I really enjoyed Townsend’s first book, Queen City Gothic, delving into Cincinnati’s most infamous unsolved cases (for my interview with the author about these books and other famous murder cases, see Part 1 here and Part 2 here). I think I like Notorious even better than Gothic, just for the closure. Queen City Gothic is a riveting read, but the frustration of either not knowing or not catching the perpetrators was aggravating as all hell. Here, Townsend peels back the mysteries and exposes these fascinating murder cases to light. As he put it himself, this one is “about justice.”
Queen City Notorious is the perfect mix of crimes and time periods throughout the 20th Century. For each case, Townsend describes what happened and puts the case in historical context with other major events occurring around the world. He then describes the players in each drama, what happened and why. For some crimes in the book, though ostensibly solved, there are still major facts or actions that are unknown. Townsend expertly speculates what may have happened and who probably was—and wasn’t—involved.
The first case is one of the most horrific—in 1910, Alice Van Zandt is roasted to death over a gas oven by her husband, left to die while their small child tottled around in the next room. The most outright shocking case was failed businessman Vinton Perin shooting his wealthy mother-in-law Frances Rawson in her Clifton mansion in 1924. Today that case would cause a national sensation and rock every tabloid on the market. It’s almost funny how local papers didn’t know how to report the case of Betty Butler, a black lesbian, drowning her love rival Evelyn Clark after strangling her in Cincinnati’s Sharon Woods. They couldn’t report many aspects of the story in “family” papers in 1952.
One of the outright strangest stories is when all-American college athlete Jack Rauss slew Goldie Cunningham and her disabled husband James in 1961. It seems he went to visit them and Goldie said something bad about his mother, her close friend, which Jack couldn’t abide. He killed her in a crime of passion, then murdered James because he was a witness. After serving ten years in prison and becoming a prison trustee, he was released on parole and never committed another crime. Bizarre.
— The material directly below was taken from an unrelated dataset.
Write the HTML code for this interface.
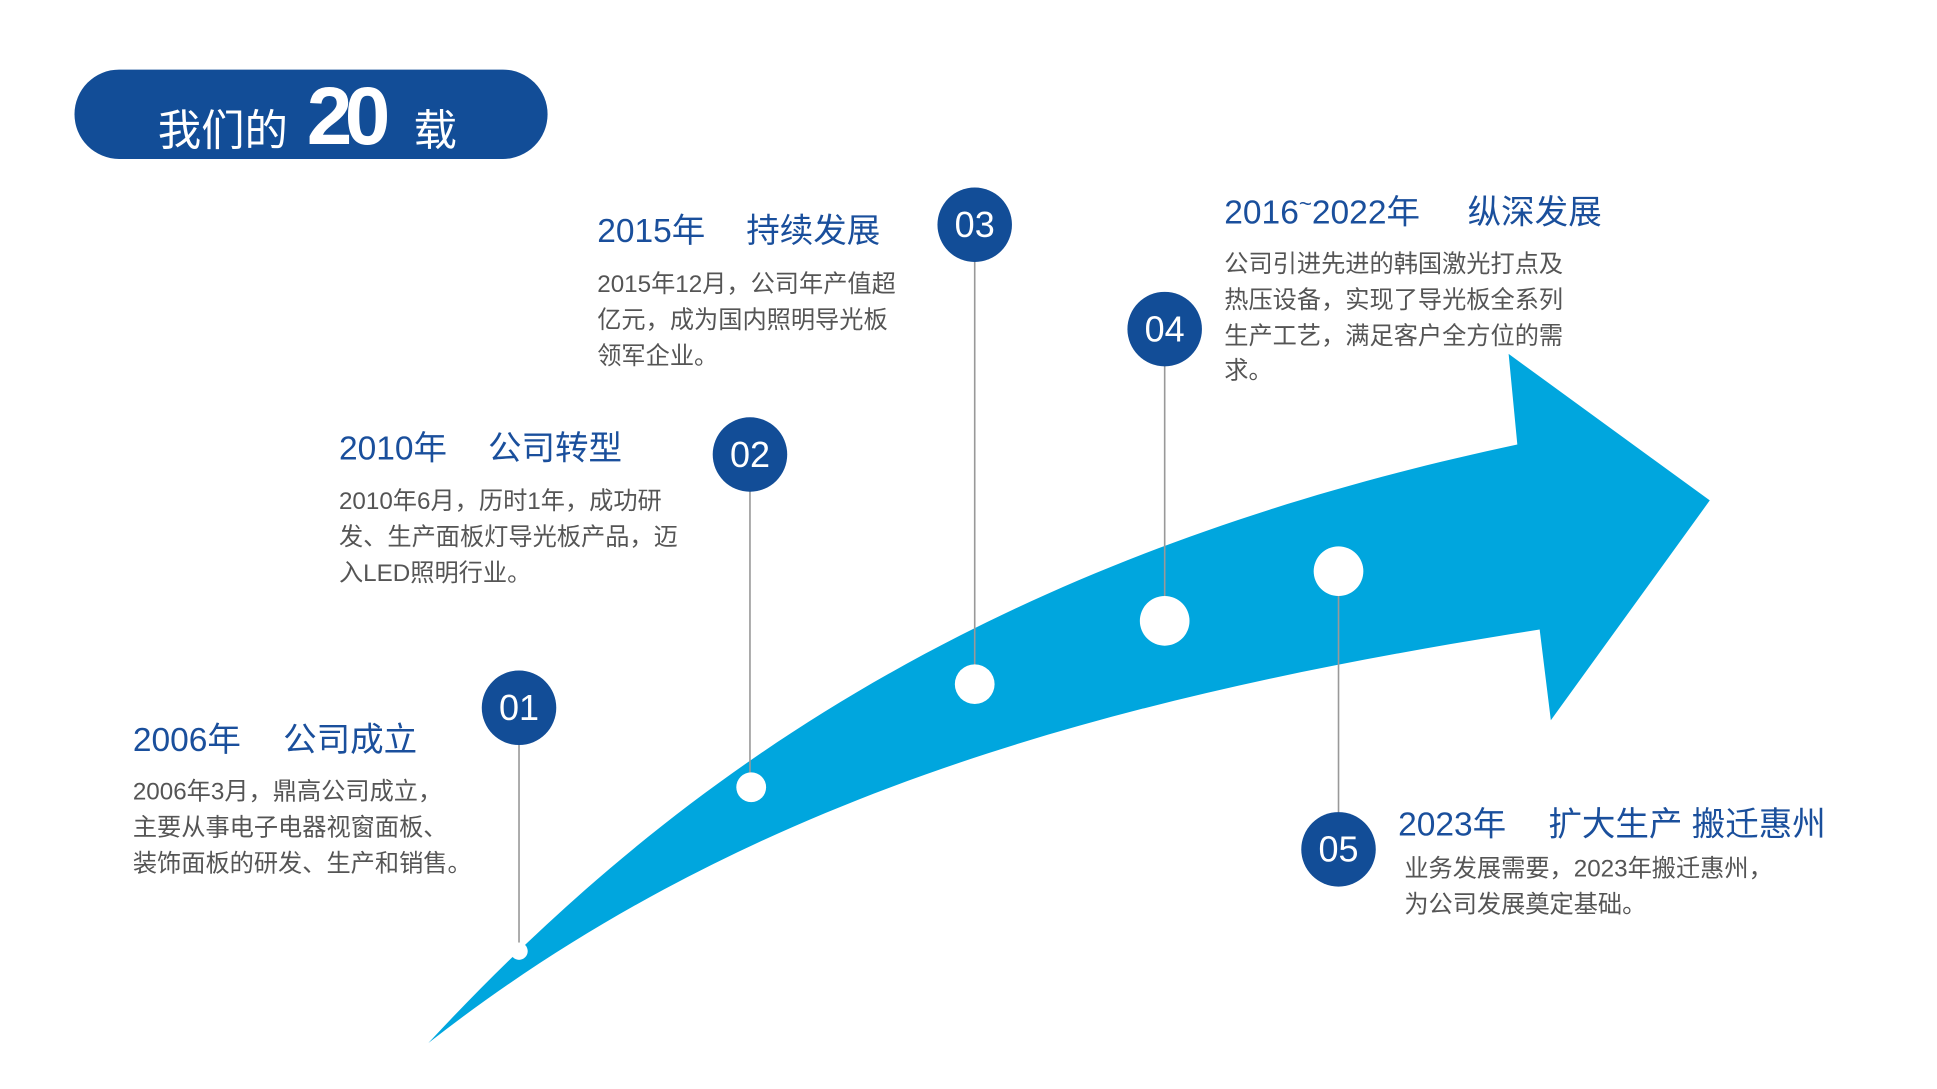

There’s even a bad-boy/girlfriend love triangle murder. Bobby Abbot was going with Alice Ewing in 1964, but he tricked nursing student Wanda Cook into coming to his room at the old Sheraton Gibson Hotel. When she wouldn’t succumb to his desires, he killed her. Alice helped him put the body in a trunk and ship it cross-country. It got as far as Columbus when it was discovered and Bobby and Alice were arrested. They couldn’t blame each other fast enough. Bobby went to maximum security, but Alice was convicted as an accessory and didn’t do much jail time. She’s still alive and lives in Northern KY. And she doesn’t like to talk about the past.
Townsend ends the book with another odd passion crime: the murder of Dr. Jane Shutt by her adopted daughter Barbara. This one is fascinating—Dr. Shutt was married to a much older man, and was having an affair. When Barbara learned her adopted parents were separating and she would have to move out and make her own way, she lost her mind and murdered her mother most viciously. Then she tried to cover it up and did a sloppy job of it. She was convicted, did time in prison, was eventually released and, as Townsend puts it, never got so much as a traffic ticket for the rest of her life.
You don’t have to be from Cincinnati to marvel at these crimes of passion and gain—you can enjoy the sharp police work and seeing the bad guys get what’s coming regardless of where these crimes happened. Townsend unfolds each story layer by layer, unraveling the mystery into a just, if not always satisfying, conclusion. Once you get your teeth into one of these stories you won’t be able to stop reading them all.